Pull every line containing "matplotlib" from the entries.
======== Data section
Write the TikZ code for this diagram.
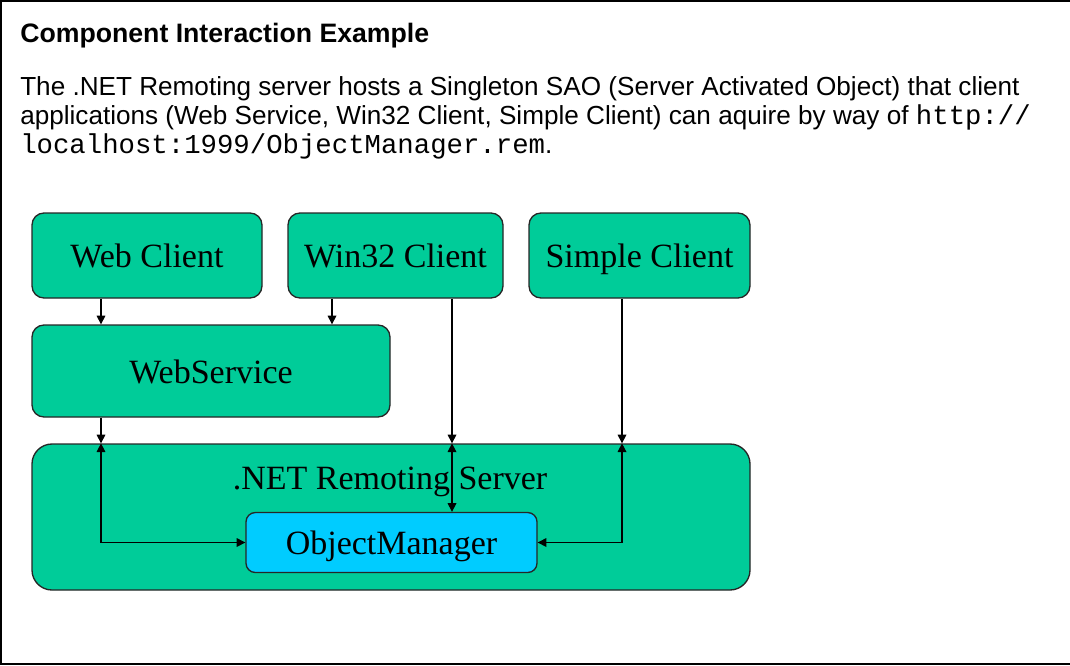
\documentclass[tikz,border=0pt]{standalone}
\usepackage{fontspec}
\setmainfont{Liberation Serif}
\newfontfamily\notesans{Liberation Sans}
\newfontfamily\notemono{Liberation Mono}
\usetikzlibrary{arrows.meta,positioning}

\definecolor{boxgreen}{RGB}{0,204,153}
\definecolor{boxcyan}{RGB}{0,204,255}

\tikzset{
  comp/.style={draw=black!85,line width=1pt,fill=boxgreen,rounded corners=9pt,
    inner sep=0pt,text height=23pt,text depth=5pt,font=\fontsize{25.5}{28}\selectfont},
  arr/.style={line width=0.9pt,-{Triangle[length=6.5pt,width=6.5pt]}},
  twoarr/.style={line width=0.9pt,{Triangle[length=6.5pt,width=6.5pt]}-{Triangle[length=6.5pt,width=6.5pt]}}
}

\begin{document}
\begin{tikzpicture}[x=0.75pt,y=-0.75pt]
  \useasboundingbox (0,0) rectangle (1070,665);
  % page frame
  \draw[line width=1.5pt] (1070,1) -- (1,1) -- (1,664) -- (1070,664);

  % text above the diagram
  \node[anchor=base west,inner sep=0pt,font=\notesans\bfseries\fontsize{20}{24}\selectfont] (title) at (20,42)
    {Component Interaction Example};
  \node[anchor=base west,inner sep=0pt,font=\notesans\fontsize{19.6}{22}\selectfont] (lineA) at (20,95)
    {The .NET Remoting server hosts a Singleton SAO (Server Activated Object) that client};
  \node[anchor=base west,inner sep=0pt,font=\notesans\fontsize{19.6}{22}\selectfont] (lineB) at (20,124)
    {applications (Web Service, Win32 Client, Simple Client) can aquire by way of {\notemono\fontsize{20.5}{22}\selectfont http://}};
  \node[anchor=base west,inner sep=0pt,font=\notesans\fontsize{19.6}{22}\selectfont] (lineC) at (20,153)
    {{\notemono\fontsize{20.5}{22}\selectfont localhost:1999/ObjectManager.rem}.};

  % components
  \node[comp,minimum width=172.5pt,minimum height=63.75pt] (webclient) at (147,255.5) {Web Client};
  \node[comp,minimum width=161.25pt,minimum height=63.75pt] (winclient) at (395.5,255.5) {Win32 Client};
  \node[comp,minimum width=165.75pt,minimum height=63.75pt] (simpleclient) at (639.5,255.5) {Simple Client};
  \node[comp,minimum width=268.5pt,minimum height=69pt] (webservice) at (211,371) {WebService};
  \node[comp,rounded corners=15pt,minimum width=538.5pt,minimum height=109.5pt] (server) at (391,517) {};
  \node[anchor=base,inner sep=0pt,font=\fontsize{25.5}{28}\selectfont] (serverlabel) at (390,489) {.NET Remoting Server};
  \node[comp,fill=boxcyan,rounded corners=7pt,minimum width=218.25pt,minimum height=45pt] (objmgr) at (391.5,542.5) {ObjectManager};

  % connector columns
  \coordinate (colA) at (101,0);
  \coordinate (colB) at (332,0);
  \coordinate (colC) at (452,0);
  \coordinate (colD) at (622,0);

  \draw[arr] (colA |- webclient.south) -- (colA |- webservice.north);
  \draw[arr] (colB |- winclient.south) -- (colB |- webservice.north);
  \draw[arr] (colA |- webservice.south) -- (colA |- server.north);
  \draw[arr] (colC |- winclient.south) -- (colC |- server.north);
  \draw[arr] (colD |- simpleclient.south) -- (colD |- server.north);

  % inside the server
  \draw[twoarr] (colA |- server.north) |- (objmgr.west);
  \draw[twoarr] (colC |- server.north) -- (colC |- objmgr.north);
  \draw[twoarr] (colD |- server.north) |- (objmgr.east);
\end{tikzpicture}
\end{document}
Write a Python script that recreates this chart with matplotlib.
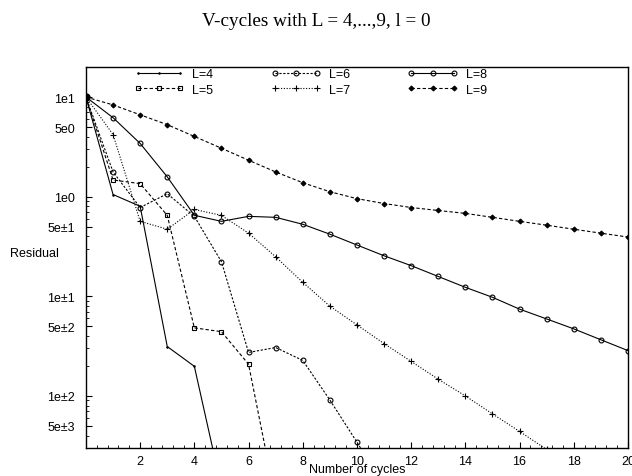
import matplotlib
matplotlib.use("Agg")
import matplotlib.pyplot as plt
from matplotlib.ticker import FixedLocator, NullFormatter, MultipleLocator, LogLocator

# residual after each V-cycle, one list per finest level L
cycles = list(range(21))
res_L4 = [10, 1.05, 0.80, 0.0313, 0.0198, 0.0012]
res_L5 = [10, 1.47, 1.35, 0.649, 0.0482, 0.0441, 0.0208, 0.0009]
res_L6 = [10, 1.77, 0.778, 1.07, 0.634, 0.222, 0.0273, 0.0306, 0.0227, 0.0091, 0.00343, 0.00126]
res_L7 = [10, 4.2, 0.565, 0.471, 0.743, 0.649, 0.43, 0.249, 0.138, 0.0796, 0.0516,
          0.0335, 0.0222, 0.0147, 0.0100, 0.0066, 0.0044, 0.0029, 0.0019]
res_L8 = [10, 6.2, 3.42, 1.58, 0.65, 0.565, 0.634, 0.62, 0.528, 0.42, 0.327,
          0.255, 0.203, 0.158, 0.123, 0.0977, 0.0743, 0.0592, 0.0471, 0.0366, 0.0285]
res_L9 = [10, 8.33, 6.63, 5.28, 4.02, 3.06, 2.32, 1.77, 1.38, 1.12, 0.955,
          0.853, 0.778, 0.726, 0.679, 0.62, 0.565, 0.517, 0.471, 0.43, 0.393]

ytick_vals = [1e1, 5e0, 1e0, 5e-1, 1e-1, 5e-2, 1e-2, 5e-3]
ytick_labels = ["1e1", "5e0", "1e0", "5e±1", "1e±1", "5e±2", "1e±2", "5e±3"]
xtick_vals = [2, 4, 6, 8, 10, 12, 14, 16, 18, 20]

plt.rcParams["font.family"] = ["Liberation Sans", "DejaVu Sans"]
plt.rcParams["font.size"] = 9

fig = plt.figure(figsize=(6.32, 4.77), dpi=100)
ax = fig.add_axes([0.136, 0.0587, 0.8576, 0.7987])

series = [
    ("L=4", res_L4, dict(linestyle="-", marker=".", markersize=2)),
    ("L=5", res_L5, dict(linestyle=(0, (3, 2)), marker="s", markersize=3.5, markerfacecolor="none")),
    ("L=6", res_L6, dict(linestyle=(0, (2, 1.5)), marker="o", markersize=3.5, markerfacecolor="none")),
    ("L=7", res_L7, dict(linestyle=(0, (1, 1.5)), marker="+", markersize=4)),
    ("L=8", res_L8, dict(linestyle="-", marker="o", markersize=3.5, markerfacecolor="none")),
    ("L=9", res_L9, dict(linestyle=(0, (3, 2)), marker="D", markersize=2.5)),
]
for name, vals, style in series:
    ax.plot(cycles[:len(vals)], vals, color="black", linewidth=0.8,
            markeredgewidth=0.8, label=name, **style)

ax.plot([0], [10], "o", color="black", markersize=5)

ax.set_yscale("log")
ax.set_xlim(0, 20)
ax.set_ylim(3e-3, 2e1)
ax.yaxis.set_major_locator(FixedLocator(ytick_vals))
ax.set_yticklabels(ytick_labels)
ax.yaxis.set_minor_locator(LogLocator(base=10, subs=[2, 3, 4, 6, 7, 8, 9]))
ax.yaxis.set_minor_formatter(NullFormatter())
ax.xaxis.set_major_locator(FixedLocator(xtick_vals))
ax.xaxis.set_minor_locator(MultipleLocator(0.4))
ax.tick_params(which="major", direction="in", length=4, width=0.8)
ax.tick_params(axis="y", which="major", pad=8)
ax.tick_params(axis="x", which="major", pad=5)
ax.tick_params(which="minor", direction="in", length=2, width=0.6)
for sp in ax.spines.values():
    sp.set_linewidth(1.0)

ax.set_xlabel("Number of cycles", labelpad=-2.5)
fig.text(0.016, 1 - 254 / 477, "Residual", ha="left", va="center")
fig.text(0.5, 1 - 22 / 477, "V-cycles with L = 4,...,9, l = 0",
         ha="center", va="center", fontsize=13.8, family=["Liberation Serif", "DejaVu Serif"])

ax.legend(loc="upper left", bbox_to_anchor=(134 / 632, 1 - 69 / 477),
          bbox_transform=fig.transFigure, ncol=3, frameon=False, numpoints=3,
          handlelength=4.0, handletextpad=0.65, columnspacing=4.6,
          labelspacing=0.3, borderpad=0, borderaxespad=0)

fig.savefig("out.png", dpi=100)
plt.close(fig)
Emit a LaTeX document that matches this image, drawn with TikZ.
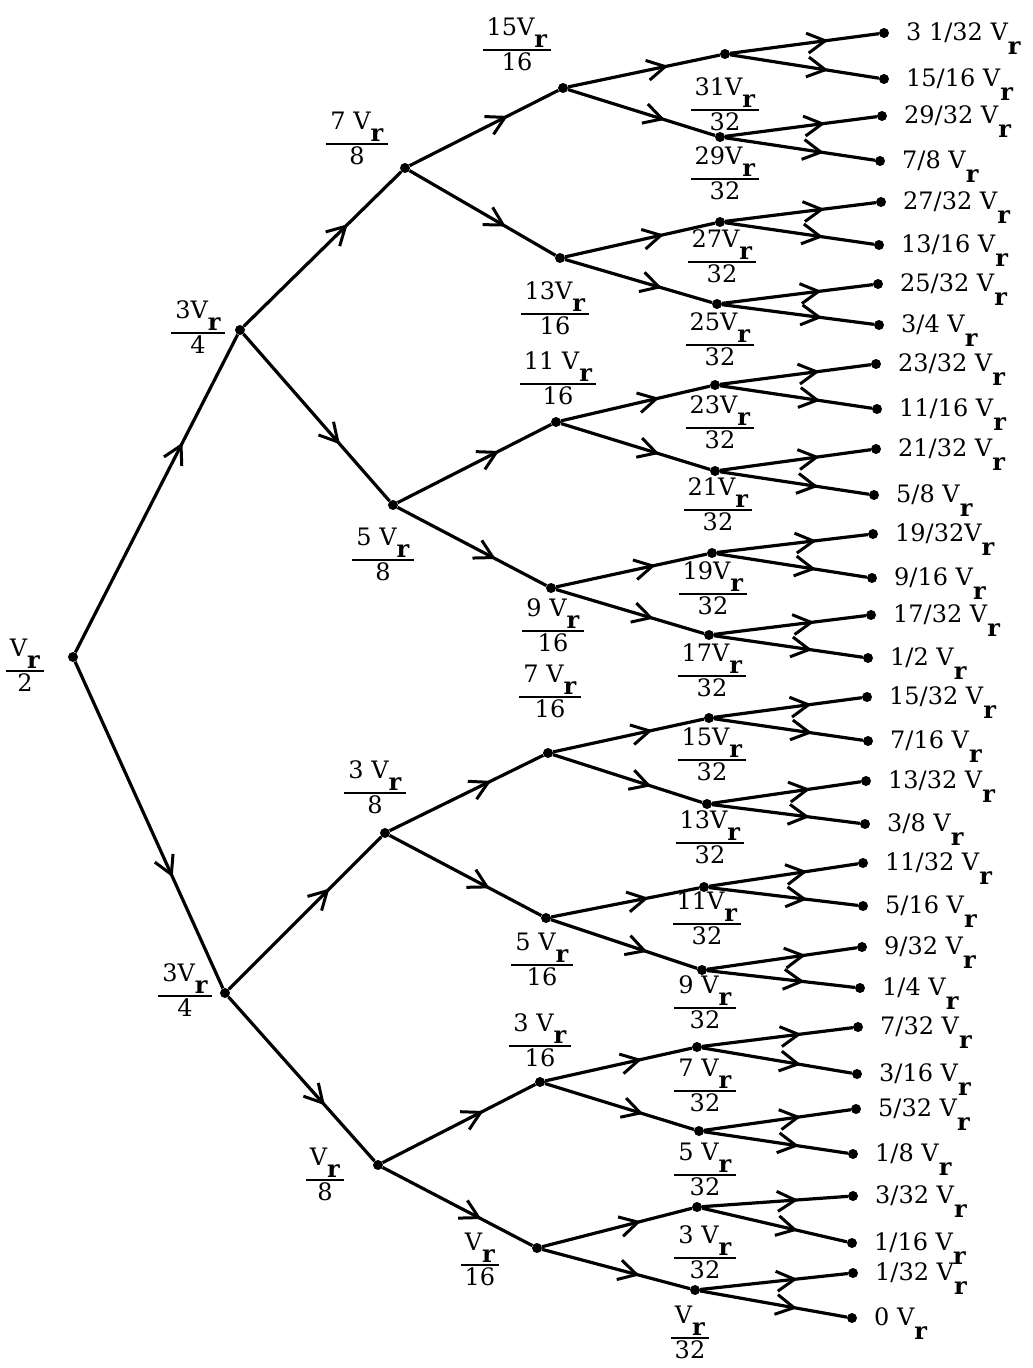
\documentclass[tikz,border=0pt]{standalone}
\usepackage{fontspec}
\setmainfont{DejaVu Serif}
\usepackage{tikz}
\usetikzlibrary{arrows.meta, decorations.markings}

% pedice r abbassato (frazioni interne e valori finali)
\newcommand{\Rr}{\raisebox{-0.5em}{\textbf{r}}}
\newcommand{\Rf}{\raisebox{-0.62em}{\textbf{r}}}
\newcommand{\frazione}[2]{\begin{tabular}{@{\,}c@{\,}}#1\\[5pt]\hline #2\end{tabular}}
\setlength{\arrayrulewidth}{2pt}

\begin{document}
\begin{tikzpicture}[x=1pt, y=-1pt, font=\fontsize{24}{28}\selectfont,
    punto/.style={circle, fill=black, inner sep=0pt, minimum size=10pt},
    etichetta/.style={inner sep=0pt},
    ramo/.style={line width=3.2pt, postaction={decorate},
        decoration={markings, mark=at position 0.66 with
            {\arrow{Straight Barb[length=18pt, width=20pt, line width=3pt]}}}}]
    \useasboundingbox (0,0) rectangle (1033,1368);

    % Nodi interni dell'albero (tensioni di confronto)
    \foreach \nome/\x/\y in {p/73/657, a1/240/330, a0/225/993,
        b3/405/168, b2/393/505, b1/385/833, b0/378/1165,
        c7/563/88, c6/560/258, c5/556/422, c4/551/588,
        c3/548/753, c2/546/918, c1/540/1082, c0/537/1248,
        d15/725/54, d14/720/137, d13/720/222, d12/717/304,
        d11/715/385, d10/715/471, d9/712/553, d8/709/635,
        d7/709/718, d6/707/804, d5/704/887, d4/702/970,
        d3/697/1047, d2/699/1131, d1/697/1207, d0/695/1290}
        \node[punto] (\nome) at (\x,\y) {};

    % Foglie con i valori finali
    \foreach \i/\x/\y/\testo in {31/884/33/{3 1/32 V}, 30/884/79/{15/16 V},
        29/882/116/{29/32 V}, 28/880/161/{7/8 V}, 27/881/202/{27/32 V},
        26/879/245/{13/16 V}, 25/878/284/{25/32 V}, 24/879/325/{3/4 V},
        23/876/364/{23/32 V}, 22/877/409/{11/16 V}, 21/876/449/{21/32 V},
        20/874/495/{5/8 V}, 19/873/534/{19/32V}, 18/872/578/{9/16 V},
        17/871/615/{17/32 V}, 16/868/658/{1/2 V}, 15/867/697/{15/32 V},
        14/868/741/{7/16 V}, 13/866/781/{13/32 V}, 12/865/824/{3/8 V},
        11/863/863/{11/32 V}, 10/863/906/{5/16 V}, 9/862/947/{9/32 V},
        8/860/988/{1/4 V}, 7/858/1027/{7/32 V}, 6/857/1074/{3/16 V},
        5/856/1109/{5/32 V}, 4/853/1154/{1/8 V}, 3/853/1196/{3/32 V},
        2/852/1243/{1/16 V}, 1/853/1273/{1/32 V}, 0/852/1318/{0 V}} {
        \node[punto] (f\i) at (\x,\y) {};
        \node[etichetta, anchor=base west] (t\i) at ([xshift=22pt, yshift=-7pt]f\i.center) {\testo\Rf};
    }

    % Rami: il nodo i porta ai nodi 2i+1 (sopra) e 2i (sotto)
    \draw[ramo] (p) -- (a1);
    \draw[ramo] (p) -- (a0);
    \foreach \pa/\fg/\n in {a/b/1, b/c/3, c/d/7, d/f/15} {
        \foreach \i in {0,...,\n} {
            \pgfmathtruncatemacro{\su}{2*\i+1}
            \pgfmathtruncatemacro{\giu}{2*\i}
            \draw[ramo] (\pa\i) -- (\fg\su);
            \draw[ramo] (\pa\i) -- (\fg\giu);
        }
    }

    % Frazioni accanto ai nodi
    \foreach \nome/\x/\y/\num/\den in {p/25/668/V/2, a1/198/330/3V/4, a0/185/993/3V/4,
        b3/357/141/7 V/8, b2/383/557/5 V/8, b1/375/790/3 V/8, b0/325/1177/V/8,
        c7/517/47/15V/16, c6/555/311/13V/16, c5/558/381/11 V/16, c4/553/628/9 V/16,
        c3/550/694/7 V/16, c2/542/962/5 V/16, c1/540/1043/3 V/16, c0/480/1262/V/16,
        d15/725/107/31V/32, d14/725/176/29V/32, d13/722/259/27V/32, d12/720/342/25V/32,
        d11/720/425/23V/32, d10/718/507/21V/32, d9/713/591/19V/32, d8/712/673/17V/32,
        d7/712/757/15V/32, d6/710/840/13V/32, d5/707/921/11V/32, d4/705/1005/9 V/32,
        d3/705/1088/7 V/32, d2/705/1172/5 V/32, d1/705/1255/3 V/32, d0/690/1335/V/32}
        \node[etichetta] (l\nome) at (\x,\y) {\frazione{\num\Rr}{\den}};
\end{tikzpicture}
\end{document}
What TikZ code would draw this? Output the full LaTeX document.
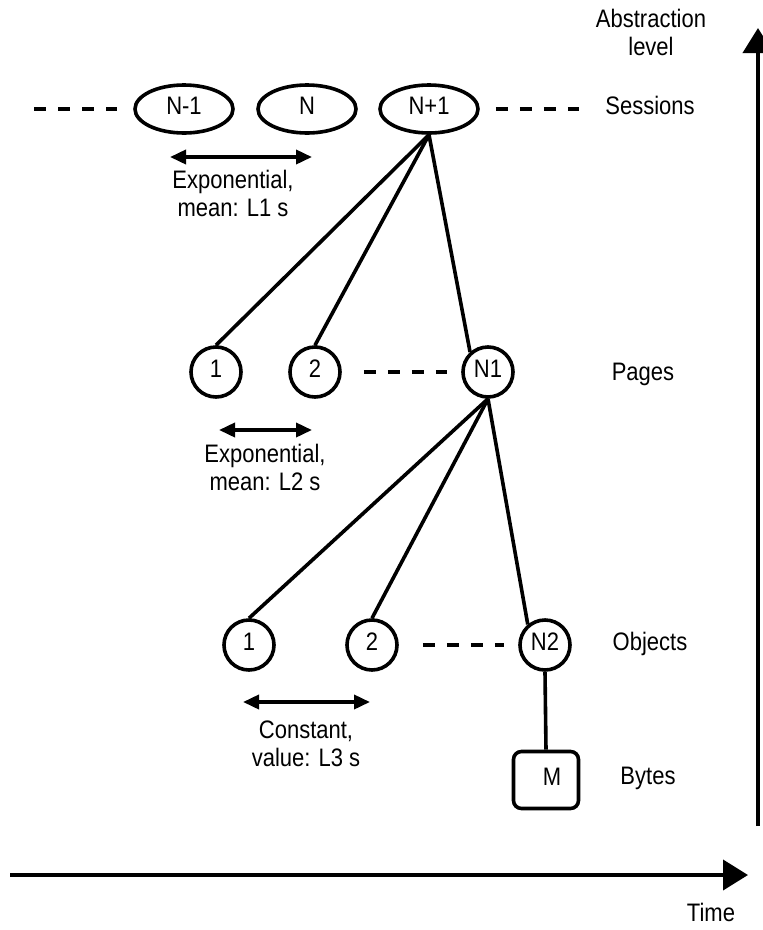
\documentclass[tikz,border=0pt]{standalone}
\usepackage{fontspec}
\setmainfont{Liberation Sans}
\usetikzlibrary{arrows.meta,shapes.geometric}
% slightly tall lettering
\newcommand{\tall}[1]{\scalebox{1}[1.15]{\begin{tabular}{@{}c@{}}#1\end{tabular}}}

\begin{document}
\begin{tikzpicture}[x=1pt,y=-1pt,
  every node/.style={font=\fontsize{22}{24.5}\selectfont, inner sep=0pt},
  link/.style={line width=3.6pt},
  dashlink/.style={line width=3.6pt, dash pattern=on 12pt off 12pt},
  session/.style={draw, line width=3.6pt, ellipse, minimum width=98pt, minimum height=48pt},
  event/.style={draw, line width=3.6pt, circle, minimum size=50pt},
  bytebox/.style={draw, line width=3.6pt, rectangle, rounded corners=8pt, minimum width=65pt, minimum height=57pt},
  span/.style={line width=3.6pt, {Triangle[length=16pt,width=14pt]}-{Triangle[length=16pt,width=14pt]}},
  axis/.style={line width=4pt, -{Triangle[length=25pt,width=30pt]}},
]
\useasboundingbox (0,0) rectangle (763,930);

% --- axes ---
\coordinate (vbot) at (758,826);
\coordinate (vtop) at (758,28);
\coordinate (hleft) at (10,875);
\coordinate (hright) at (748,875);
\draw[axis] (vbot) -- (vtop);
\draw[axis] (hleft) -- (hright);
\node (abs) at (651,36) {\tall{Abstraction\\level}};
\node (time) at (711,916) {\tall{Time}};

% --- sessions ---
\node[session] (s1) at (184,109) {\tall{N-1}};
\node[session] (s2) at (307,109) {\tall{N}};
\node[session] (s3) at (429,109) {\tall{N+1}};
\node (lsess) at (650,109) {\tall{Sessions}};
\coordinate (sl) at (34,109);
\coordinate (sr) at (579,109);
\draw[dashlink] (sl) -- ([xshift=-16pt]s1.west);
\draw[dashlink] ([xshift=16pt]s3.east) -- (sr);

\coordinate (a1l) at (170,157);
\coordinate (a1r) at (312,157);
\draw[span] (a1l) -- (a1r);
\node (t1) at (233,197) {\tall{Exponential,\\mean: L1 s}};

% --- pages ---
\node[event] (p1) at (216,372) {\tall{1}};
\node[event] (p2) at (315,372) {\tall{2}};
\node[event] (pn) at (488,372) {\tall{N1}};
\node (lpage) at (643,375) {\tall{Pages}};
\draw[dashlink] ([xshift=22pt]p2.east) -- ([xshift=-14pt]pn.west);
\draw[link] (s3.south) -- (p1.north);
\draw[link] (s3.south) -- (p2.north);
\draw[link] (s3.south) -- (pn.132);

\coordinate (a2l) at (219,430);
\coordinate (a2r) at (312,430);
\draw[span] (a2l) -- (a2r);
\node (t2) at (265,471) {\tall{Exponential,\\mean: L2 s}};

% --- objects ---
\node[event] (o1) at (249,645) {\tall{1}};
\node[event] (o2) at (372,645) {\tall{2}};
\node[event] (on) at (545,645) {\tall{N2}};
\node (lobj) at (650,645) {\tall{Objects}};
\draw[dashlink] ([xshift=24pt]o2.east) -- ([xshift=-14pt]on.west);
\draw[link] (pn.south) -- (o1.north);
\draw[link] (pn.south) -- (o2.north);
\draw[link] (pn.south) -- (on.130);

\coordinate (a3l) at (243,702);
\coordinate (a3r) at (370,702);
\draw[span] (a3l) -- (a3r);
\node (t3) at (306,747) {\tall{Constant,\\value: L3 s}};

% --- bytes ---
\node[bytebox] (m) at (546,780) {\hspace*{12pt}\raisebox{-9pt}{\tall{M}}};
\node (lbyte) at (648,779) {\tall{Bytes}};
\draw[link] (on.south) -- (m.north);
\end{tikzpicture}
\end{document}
================
Task output
Write a Python script that recreates this chart with matplotlib.
import matplotlib
matplotlib.use("Agg")
import matplotlib.pyplot as plt
from matplotlib.ticker import FixedLocator, NullFormatter, MultipleLocator, LogLocator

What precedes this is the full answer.